Williams and Pruce did indeed attend both meetings of the dossier drafting group, which took the key decisions on the dossier’s wording. Hamill and Paver may well have attended those meetings as well or may also have taken part in the actual drafting. It is not clear because the government has all but written them out of the story, although the fact that so little has surfaced to justify Scarlett’s description of them as "involved" suggests that their involvement was very much behind the scenes.
Pruce, who was described by Campbell (Section 36) as "making contributions effectively above his pay grade", was Campbell's liaison on the dossier throughout the process, as numerous documents demonstrate. He had at least one suggestion, that the dossier include a section on the role of intelligence, taken up.
Campbell
But Campbell himself was involved throughout and made significant structural changes and "drafting suggestions" that amounted to real sexing-up. He was probably responsible for the sexing-up of the notorious 45 minutes claim, if not for its actual inclusion. Among the other changes that Campbell had made to the dossier were having a claim added that Saddam was making progress in spite of sanctions and rewriting the nuclear section so that a fabricated claim the Iraq could make a nuclear weapon within 1-2 years appeared to be a judgement of the JIC.
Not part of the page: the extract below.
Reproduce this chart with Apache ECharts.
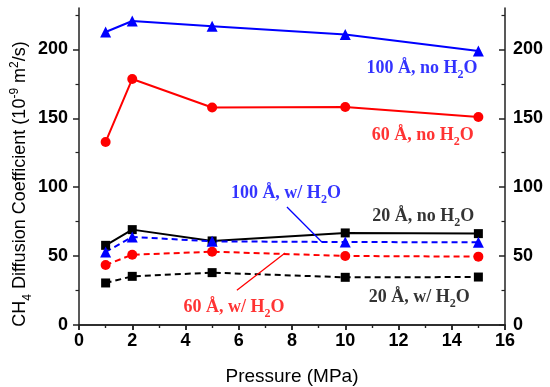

Did the JIC approve the dossier?
Given that the dossier was not issued in the name of the JIC and an attempt to have it said that it was the JIC's "work" was expressly rejected, the government’s claim that the JIC approved it is already quite meaningless. In fact, the JIC also rejected an attempt to have it said that it "endorsed" the dossier's judgements. The executive summary of the 16 September draft, which was probably written by the spin doctors, used this wording but the draft of 19 September only said that the dossier's judgements reflected the views of the JIC.
A straightforward account of the JIC's involvement in the dossier can be found in the Foreign Office’s memorandum of 24 June 2003 to the Foreign Affairs Committee:
"The draft dossier was circulated to JIC members for comment in advance of publication. The JIC Chairman approved its contents." (answer to Q4)
This confirms what every contemporaneous document shows – that JIC members were only ever asked to comment on the dossier as individuals. Not only is there no evidence that the Committee itself was asked to approve the dossier, Scarlett and other Hutton witnesses made clear that it did not discuss the text at its meetings. Dr Brian Jones of the Defence Intelligence Staff, who famously told Hutton that one of his staff thought the dossier was "over-egged" (Section 77), also commented:
"What was unusual or what did not follow the normal practice was that this was not a paper that was going through the process by which it was examined and argued over at a full meeting of the Joint Intelligence Committee at the stage that we are talking about." (Sections 125-6)
The absence of either a request for approval or any discussion of the text knocks both feet from under the government’s defence of last resort – that the JIC approved the dossier out of Committee under "silence procedures". In fact, it was the dossier drafting group, which had been packed with spin doctors, that carried out the scrutiny that the JIC itself would have carried out if the dossier was to be issued in its name. Indeed Scarlett's note to JIC members of 16 September makes clear that a meeting of that group to take following morning would take decisions on the text and JIC members were invited to make further comments by 1pm on the afternoon of the 17th, with no question of any discussion at the JIC meeting on the 18th. JIC member Tony Cragg, the former Deputy Director of Defence Intelligence, told Hutton (Section 39) that when Dr Jones wrote a formal memorandum of complaint about the dossier, he deferred to that group:
"I took the view that on the question of the 45 minutes and of the chemical weapons production, this had already been considered at length with the Cabinet Office in their meeting of 17th September and that I was satisfied with the decisions reached and consequently with the wording of the dossier at that point."
But is is also clear that Campbell had another false claim added to the dossier after the deadline had passed for JIC members to comment on the dossier. Scarlett claimed that he accepted or rejected Campbell's "drafting suggestions", depending on whether they were consistent with the intelligence and standing JIC judgements, but in this case he allowed Campbell to add a fabricated judgement that Saddam would use WMD against the Shia where the standing JIC judgement was merely that it was "possible" that Saddam would use them against an internal uprising.
Conclusions
To sum up: the dossier was not issued by the JIC; it was not produced by or within the JIC, which refused to allow it to be claimed that it was its work or that it endorsed it; it was not scrutinized by the JIC; it was not approved by the JIC. The government’s spin doctors contributed significantly to the actual drafting of the dossier, which was scrutinized and decided upon by a group on which they themselves sat. In overall charge and giving final approval was JIC Chairman John Scarlett, who reported to – and has since been promoted by – Tony Blair.
More than anything, the fact that the dossier was not a JIC document destroys the conclusions of the Butler Review, which blamed the JIC for its failings. It is clear that the JIC was fully aware of the dossier's failings and tried to dissociate itself from the document. What is unclear is why JIC members later felt obliged to help the government perpetrate the myth that they had approved the document.